La féminisation des noms appelle une réflexion, mais les décisions éventuelles à ce sujet ne sont pas nécessairement d'ordre législatif.
Monsieur Lesterlin, l'Observatoire des violences faites aux femmes a été installé sous le nom de « mission interministérielle pour la protection des femmes victimes de violences et la lutte contre la traite des êtres humains » (MIPROF). La MIPROF, outil d'innovation et de recherche, oeuvre à la cohérence de notre politique de lutte contre les violences faites aux femmes. Elle travaille activement à la réalisation d'un plan de formation des professionnels concernés par les violences faites aux femmes et, avec les administrations de l'État, aux procédures qui permettront l'extension du téléphone « grand danger », ainsi qu'au dispositif d'hébergement d'urgence des femmes victimes de violence. Elle collationne les statistiques et mène des enquêtes. À ce sujet, j'indique qu'une nouvelle enquête nationale sur les violences et rapports de genre, dite enquête Virage, a été lancée, pour la première fois depuis douze ans ; elle se poursuivra jusqu'en 2016 et concernera également l'outremer.

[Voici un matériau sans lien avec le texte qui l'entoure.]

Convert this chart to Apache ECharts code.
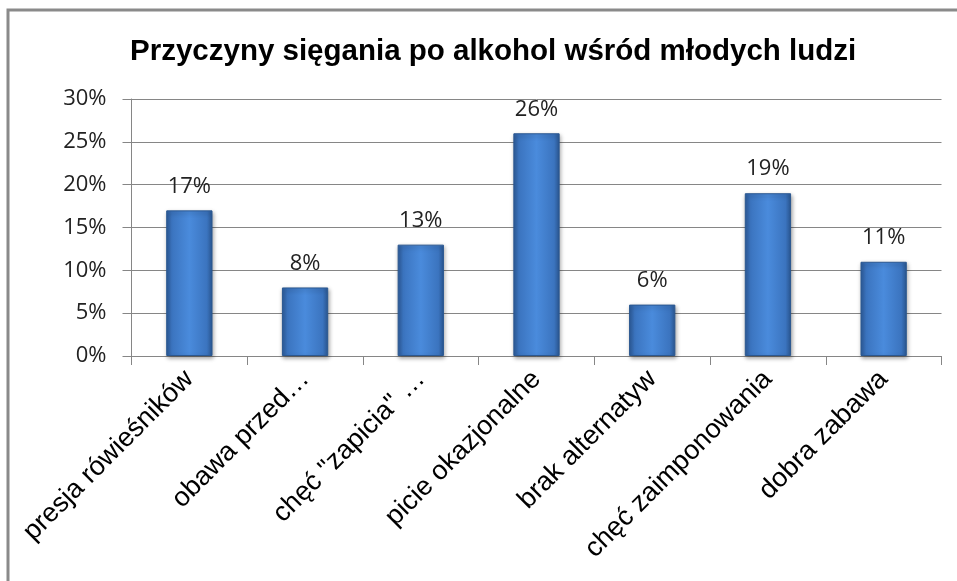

Nous voulions, madame Bourguignon, supprimer tout financement public des partis politiques qui ne respectent pas strictement la parité hommes-femmes. Mais le Conseil d'État a considéré que, au regard de la jurisprudence du Conseil constitutionnel relative à libre expression du suffrage, la diminution de la première fraction de ce financement ne devait pas excéder 150 % de l'écart entre le nombre de candidats de chaque sexe rapporté au nombre total de ces candidats. Pour la même raison, on ne peut agir sur la deuxième fraction de ce financement car ce sont les électeurs qui font le libre choix de leurs élus. La suppression complète du financement public d'un parti politique à raison du non-respect des règles de la parité n'aura donc jamais lieu.
L'article 18 du projet clarifie les modalités de la prise en compte du rattachement.